- RAW DATA
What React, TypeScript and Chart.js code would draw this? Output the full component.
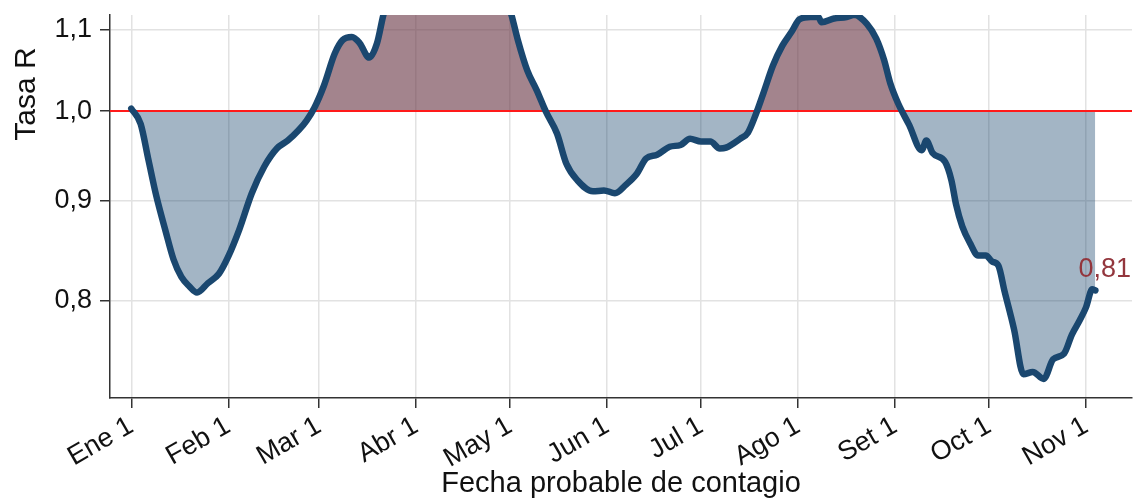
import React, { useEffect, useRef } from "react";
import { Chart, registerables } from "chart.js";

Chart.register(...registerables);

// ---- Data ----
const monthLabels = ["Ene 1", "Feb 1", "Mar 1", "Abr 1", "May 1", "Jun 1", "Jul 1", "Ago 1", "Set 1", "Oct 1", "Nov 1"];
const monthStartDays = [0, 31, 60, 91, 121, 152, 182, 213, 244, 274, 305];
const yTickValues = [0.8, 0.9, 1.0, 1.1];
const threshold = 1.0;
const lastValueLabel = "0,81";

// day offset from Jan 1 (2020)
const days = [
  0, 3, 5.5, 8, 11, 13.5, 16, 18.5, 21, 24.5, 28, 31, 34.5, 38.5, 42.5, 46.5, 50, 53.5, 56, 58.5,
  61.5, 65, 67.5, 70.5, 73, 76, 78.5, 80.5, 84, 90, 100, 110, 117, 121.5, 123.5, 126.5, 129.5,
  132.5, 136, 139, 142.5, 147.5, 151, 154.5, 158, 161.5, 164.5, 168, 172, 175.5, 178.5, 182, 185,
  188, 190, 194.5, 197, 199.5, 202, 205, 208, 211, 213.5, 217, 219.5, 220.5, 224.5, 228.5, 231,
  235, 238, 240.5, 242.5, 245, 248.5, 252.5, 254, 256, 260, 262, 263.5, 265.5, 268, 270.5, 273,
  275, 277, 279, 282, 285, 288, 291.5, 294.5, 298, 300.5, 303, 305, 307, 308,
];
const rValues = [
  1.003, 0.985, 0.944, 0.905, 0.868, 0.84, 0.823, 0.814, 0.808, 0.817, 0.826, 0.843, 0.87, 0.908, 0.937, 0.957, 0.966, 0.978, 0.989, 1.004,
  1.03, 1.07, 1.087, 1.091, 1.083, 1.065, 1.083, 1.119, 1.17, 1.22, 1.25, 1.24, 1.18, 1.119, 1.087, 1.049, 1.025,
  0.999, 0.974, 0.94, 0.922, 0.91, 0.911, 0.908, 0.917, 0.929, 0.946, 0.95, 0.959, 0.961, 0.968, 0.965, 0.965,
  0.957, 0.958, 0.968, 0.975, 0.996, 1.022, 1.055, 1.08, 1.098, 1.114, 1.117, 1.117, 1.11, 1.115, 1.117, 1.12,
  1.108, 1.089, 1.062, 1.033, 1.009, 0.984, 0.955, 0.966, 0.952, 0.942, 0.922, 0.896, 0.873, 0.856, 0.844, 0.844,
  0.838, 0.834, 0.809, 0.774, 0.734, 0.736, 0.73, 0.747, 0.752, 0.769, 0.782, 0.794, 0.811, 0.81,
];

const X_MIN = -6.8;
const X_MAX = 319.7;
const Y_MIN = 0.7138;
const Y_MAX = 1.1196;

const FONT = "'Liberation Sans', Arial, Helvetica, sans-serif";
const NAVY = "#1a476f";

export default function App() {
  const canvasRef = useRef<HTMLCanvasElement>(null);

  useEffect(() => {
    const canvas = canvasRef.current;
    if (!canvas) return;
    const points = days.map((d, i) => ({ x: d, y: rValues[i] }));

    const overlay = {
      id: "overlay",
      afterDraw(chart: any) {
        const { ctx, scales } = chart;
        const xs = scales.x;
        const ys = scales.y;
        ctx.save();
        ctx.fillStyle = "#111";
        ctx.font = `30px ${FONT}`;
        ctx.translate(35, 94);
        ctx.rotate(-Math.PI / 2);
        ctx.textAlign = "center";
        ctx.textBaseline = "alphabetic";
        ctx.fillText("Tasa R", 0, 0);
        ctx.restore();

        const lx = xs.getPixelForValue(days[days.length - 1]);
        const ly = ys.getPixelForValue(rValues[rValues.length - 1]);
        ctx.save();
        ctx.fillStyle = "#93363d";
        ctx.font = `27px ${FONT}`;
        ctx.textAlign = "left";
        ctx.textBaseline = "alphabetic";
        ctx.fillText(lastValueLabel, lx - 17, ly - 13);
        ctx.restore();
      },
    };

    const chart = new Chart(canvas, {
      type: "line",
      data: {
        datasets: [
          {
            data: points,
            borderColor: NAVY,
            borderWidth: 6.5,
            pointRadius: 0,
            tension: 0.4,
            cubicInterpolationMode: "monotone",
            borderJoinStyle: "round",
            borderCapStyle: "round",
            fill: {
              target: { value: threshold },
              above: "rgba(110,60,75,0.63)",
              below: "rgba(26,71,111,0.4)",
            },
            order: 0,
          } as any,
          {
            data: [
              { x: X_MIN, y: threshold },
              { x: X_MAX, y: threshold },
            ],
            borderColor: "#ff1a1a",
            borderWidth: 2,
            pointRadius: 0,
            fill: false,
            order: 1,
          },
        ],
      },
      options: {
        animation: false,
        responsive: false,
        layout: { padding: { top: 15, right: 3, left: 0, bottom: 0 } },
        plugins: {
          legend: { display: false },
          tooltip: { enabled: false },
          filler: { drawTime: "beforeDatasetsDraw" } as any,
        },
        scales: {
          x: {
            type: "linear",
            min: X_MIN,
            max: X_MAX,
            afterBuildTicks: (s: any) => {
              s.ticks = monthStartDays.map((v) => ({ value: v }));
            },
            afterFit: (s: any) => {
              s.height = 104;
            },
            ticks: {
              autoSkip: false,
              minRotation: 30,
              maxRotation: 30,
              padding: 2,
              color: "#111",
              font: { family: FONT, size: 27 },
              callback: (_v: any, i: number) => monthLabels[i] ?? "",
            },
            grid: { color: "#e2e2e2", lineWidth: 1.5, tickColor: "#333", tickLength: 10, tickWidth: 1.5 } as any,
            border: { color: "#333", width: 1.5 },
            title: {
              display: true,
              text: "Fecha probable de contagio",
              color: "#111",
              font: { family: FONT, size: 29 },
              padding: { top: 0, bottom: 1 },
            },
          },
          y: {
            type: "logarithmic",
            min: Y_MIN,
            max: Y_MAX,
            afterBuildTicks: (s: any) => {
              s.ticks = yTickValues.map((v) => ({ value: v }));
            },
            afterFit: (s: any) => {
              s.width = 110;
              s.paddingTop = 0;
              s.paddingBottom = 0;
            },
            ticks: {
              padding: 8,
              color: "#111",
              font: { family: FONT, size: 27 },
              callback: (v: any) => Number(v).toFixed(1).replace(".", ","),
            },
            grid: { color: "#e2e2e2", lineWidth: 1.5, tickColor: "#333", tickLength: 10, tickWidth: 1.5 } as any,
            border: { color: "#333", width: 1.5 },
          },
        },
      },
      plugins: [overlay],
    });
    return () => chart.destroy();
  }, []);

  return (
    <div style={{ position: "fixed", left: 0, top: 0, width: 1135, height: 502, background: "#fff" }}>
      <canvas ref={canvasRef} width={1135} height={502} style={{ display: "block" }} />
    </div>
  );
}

- AIM
From the first line above to the line containing "Chart.register(...registerables);", repeat each line exactly. Pictures stay out.

- EXPECTED ANSWER
What React, TypeScript and Chart.js code would draw this? Output the full component.
import React, { useEffect, useRef } from "react";
import { Chart, registerables } from "chart.js";

Chart.register(...registerables);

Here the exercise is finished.